Pros and cons of buying trade-only from a designer: We have accounts with thousands of manufacturers, so you not only get something unique but we can design any look.  Upholstery is often COM (customers own materials), which means we can pick out the sofa from Thayer Coggin, and we can have our favorite fabric from Stroheim sent over to them, for example.  When we order it they will ask us to specify every single detail of the piece right down to the piping, the placement of the fabric pattern on the seat cushion, and the finish of the feet.  It is then made for you in the USA (sometimes Europe), and a few talented craftsmen build it to specification.  No assembly line, no sitting in a warehouse for 8 months waiting for you to order it.  The con with designer trade furniture is that it takes longer, and if there are any damages in the freight process there isn't another piece that can be sent right away. They either repair the damage at the expense of the freight company or they have it remade.

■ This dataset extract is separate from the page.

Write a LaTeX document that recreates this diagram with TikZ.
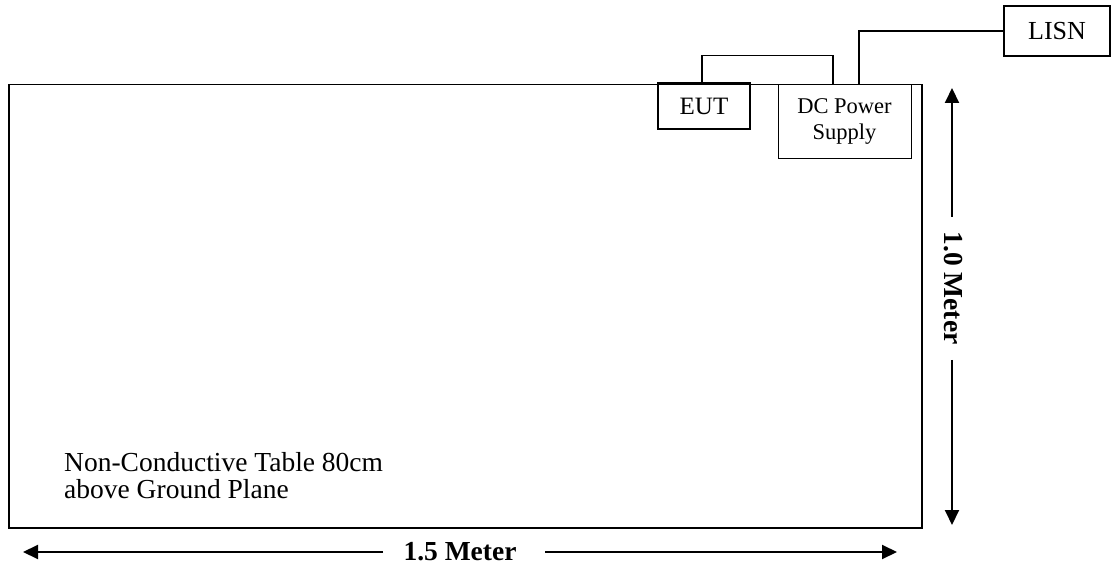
\documentclass[tikz,border=0pt]{standalone}
\usepackage{fontspec}
\setmainfont{Liberation Serif}
\usetikzlibrary{arrows.meta}
\tikzset{
  box/.style={draw, line width=1.3pt, inner sep=0pt, align=center},
  thinbox/.style={draw, line width=0.9pt, inner sep=0pt, align=center},
  wire/.style={line width=1.2pt},
  dimarrow/.style={line width=2pt, -{Triangle[length=15pt,width=14pt]}},
  dimlabel/.style={font=\fontsize{27.5}{30}\selectfont\bfseries, inner sep=0pt}
}
\begin{document}
\begin{tikzpicture}[x=1pt,y=-1pt]
\useasboundingbox (0,0) rectangle (1117,569);
% table
\node[draw, line width=1.5pt, minimum width=913pt, minimum height=443pt, inner sep=0pt, anchor=north west] (table) at (8,84) {};
\node[anchor=base west, align=left, inner sep=0pt, font=\fontsize{27.5}{27}\selectfont] (label) at (64,498) {Non-Conductive Table 80cm\\above Ground Plane};
% devices
\node[box, minimum width=92pt, minimum height=46pt, font=\fontsize{25}{27}\selectfont] (EUT) at (704,106) {EUT};
\node[thinbox, minimum width=133pt, minimum height=74pt, font=\fontsize{22.5}{26}\selectfont] (DC) at (844.5,121) {DC Power\\Supply};
\node[box, minimum width=106pt, minimum height=50pt, font=\fontsize{26}{28}\selectfont] (LISN) at (1057,31) {LISN};
% wires
\draw[wire] ([xshift=-2pt]EUT.north) -- ++(0,-27) -| ([xshift=-11.5pt]DC.north);
\draw[wire] (LISN.west) -| ([xshift=14.5pt]DC.north);
% horizontal dimension
\node[dimlabel] (hl) at (460,552) {1.5 Meter};
\coordinate (hL) at (23,552);
\coordinate (hR) at (897,552);
\coordinate (hga) at (383,552);
\coordinate (hgb) at (545,552);
\draw[dimarrow] (hga) -- (hL);
\draw[dimarrow] (hgb) -- (hR);
% vertical dimension
\node[dimlabel, rotate=-90] (vl) at (953,288) {1.0 Meter};
\coordinate (vT) at (952,88);
\coordinate (vB) at (952,525);
\coordinate (vga) at (952,217);
\coordinate (vgb) at (952,360);
\draw[dimarrow] (vga) -- (vT);
\draw[dimarrow] (vgb) -- (vB);
\end{tikzpicture}
\end{document}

What is right for your project?

There is no right or wrong, but when we are begining a project we make sure to educate on the differences.  It is much easier to work with a designer and allow them to shop with trade only sources. We receive continuing education from the manufacturers year-round so we know the product inside and out, we get exclusive pricing, and we can curate a single space using a dozen different manufactures. We will always discuss this with you and find a way to incorportate your favorite brands when possible.